Tuesday, August 2, 2011

Off Media Radar, Famine Garners Few Donations

For better or worse, relief organizations often chalk up their biggest fund raising successes during major humanitarian crises like the famine in east Africa.

The Center on Philanthropy estimates that American nonprofit aid groups received $1.9 billion in cash and in-kind gifts after the Asian tsunami of 2004, and $1.4 billion during the year after the earthquake that decimated Haiti in January 2010.

But aid groups say that raising money to address the famine has been more like that for the flooding in Pakistan last year, when dollars trickled into nonprofit coffers slowly and never came close to reaching the amounts donated to address other disasters.

“It’s even slower for us than Pakistan was,” said Jeremy Barnicle, a spokesman for Mercy Corps, a relief and development group based in Portland, Ore. “The slow onset emergencies are always hard because they lack the immediacy of an act of nature, but they are just as devastating.”

Relief organizations say the discrepancies underscore the pivotal role the media plays in spurring fund raising after disasters. The famine in Africa has had to compete with the wrangling over the debt ceiling, the mobile phone hacking scandals in Britain, the killings in Norway and, in Africa itself, the birth of a new country, the Republic of South Sudan.

“I’m asking myself where is everybody and how loud do I have to yell and from what mountaintop,” said Caryl Stern, chief executive of the United States Fund for Unicef, a fund raising arm for the organization. “The overwhelming problem is that the American public is not seeing and feeling the urgency of this crisis.”

The fund began raising money to provide care and food to the children affected by the famine last month and has so far collected $5.1 million — out of $300 million that Unicef estimates it will need over the next six months to address and prevent starvation in Somalia, Kenya, Ethiopia and Djibouti.

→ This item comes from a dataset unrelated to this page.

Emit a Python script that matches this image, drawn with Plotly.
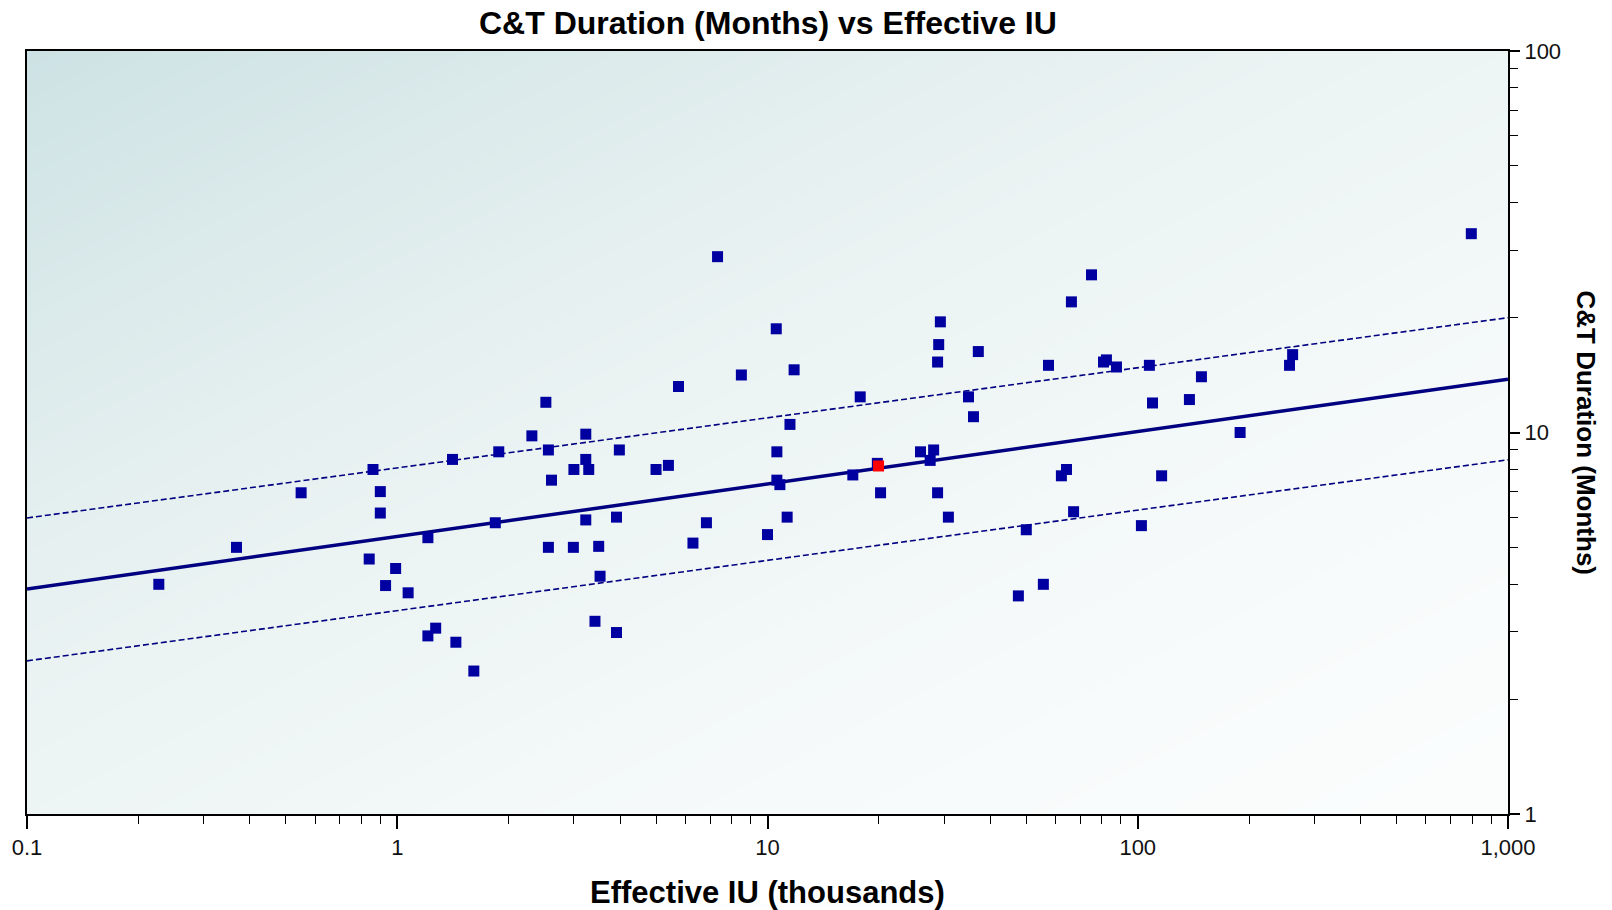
import plotly.graph_objects as go
import numpy as np

# ---- data ----
iu_thousands = [0.227, 0.368, 0.55, 0.84, 0.86, 0.90, 0.90, 0.93, 0.99, 1.07,
                1.21, 1.21, 1.27, 1.41, 1.44, 1.61, 1.84, 1.88, 2.31, 2.52,
                2.56, 2.56, 2.61, 3.0, 2.99, 3.23, 3.23, 3.23, 3.29, 3.42,
                3.5, 3.53, 3.91, 3.98, 3.91, 5.0, 5.4, 5.75, 6.29, 6.84,
                7.33, 8.5, 10.0, 10.56, 10.6, 10.6, 10.8, 11.3, 11.5, 11.8,
                17.0, 17.8, 19.8, 20.2, 25.9, 27.5, 28.1, 28.8, 28.8, 29.0,
                29.3, 30.8, 34.9, 36.0, 37.1, 47.6, 50.0, 55.6, 57.4, 62.2,
                64.2, 66.2, 67.1, 75.0, 80.8, 82.3, 87.6, 102.3, 107.5, 109.6,
                116.0, 137.9, 148.6, 189.0, 257.0, 262.0, 796.0]
duration_months = [4.0, 5.0, 6.95, 4.66, 8.0, 7.0, 6.15, 3.97, 4.4, 3.8,
                   5.3, 2.93, 3.07, 8.5, 2.82, 2.37, 5.8, 8.9, 9.8, 12.0,
                   9.0, 5.0, 7.5, 8.0, 5.0, 9.9, 8.5, 5.9, 8.0, 3.2,
                   5.03, 4.2, 6.0, 9.0, 2.99, 8.0, 8.2, 13.2, 5.13, 5.8,
                   28.9, 14.15, 5.4, 18.7, 8.9, 7.5, 7.3, 6.0, 10.5, 14.6,
                   7.74, 12.4, 8.3, 6.95, 8.9, 8.45, 9.0, 6.95, 15.3, 17.0,
                   19.5, 6.0, 12.4, 11.0, 16.3, 3.73, 5.56, 4.0, 15.0, 7.7,
                   8.0, 22.0, 6.2, 25.9, 15.3, 15.5, 14.85, 5.7, 15.0, 11.95,
                   7.7, 12.2, 14.0, 10.0, 15.0, 16.0, 33.2]

highlight_iu = [19.95]
highlight_months = [8.17]

fit_x = [0.1, 1000]
fit_y = [3.89, 13.8]
upper_y = [5.97, 20.0]
lower_y = [2.52, 8.48]

x_tickvals = [0.1, 1, 10, 100, 1000]
x_ticktext = ["0.1", "1", "10", "100", "1,000"]
y_tickvals = [1, 10, 100]
y_ticktext = ["1", "10", "100"]

title_text = "C&T Duration (Months) vs Effective IU"
x_title = "Effective IU (thousands)"
y_title = "C&T Duration (Months)"

# ---- styling ----
NAVY = "#000080"
MARK = "#0000a0"
TICKFONT = dict(family="Liberation Sans Narrow, Arial Narrow, Liberation Sans, Arial",
                size=22, color="#111")
BOLD = "Liberation Sans, Arial, sans-serif"

W, H = 1612, 910
L, T = 27, 51
PLOT_W, PLOT_H = 1481, 763

minor_x = [m * 10.0 ** k for k in range(-1, 3) for m in range(2, 10)]
minor_y = [m * 10.0 ** k for k in range(0, 2) for m in range(2, 10)]

# background gradient (style only)
n = 40
gx = np.linspace(0, 1, n)
gy = np.linspace(0, 1, n)
GX, GY = np.meshgrid(gx, gy)
shade = (((1 - GX) + GY) / 2.0) ** 1.5

fig = go.Figure()
fig.add_trace(go.Heatmap(
    x=gx, y=gy, z=shade, zsmooth="best", showscale=False, hoverinfo="skip",
    colorscale=[[0, "#fbfdfd"], [0.5, "#e8f1f1"], [1, "#cde2e4"]],
    zmin=0, zmax=1, xaxis="x", yaxis="y"))

fig.add_trace(go.Scatter(x=fit_x, y=upper_y, mode="lines",
                         line=dict(color=NAVY, width=1.6, dash="6px,3px"),
                         xaxis="x2", yaxis="y2", showlegend=False))
fig.add_trace(go.Scatter(x=fit_x, y=lower_y, mode="lines",
                         line=dict(color=NAVY, width=1.6, dash="6px,3px"),
                         xaxis="x2", yaxis="y2", showlegend=False))
fig.add_trace(go.Scatter(x=fit_x, y=fit_y, mode="lines",
                         line=dict(color=NAVY, width=3.5),
                         xaxis="x2", yaxis="y2", showlegend=False))
fig.add_trace(go.Scatter(x=iu_thousands, y=duration_months, mode="markers",
                         marker=dict(symbol="square", size=11, color=MARK),
                         xaxis="x2", yaxis="y2", showlegend=False))
fig.add_trace(go.Scatter(x=highlight_iu, y=highlight_months, mode="markers",
                         marker=dict(symbol="square", size=11, color="#ff0000"),
                         xaxis="x2", yaxis="y2", showlegend=False))

fig.update_layout(
    width=W, height=H,
    margin=dict(l=L, r=W - L - PLOT_W, t=T, b=H - T - PLOT_H, autoexpand=False),
    paper_bgcolor="white", plot_bgcolor="white",
    showlegend=False,
    xaxis=dict(range=[0, 1], visible=False, fixedrange=True),
    yaxis=dict(range=[0, 1], visible=False, fixedrange=True),
    xaxis2=dict(type="log", range=[-1, 3], overlaying="x", side="bottom",
                tickmode="array", tickvals=x_tickvals, ticktext=x_ticktext,
                ticks="outside", ticklen=13, tickwidth=1.5, tickcolor="black",
                minor=dict(tickmode="array", tickvals=minor_x, ticks="outside",
                           ticklen=8, tickwidth=1.2, tickcolor="black", showgrid=False),
                showgrid=False, zeroline=False,
                showline=True, linecolor="black", linewidth=2, mirror=True,
                tickfont=TICKFONT),
    yaxis2=dict(type="log", range=[0, 2], overlaying="y", side="right",
                tickmode="array", tickvals=y_tickvals, ticktext=y_ticktext,
                ticks="outside", ticklen=10, tickwidth=1.5, tickcolor="black",
                minor=dict(tickmode="array", tickvals=minor_y, ticks="outside",
                           ticklen=8, tickwidth=1.2, tickcolor="black", showgrid=False),
                showgrid=True, gridcolor="#8a8a8a", griddash="dot", gridwidth=1,
                zeroline=False,
                showline=True, linecolor="black", linewidth=2, mirror=True,
                tickfont=TICKFONT),
    annotations=[
        dict(text=title_text, xref="paper", yref="paper",
             x=0.5, y=1 + 28 / PLOT_H, xanchor="center", yanchor="middle",
             showarrow=False,
             font=dict(family=BOLD, size=32, color="black", weight="bold")),
        dict(text=x_title, xref="paper", yref="paper",
             x=0.5, y=-78 / PLOT_H, xanchor="center", yanchor="middle",
             showarrow=False,
             font=dict(family=BOLD, size=31, color="black", weight="bold")),
        dict(text=y_title, textangle=90, xref="paper", yref="paper",
             x=1.0 + 78 / PLOT_W, y=0.5, xanchor="center", yanchor="middle",
             showarrow=False,
             font=dict(family=BOLD, size=26, color="black", weight="bold")),
    ],
)

fig.write_html("out.html", config={"displayModeBar": False},
               post_script="document.body.style.margin='0px';document.body.style.overflow='hidden';")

Aid groups said they did see an uptick in donations late last week, after the United Nations formally declared a famine in the horn of Africa. “That got it out into the media finally, but until then it was difficult,” said Andrew Blejwas, a spokesman for Oxfam America.

Globally, Oxfam is seeking to raise more than $70 million. It has raised about $36 million so far, mostly in Europe, where donors have been more responsive.

“Our British affiliate has been outraising us significantly for the first time ever — but now, all of Europe is on vacation,” said Mr. Barnicle of Mercy Corps.

Mercy Corps’s American unit has raised $700,000 so far to support its work at a camp in northeast Kenya that is serving refugees fleeing the famine in Somalia, though it also won a $1.5 million contract from the U.S. Agency for International Development.

Mr. Barnicle said Mercy had prepared to invest in advertising to spur fund raising, but that the early response was so tepid, it was concerned it would be a waste of money. “We started online and saw only a very limited response,” he said.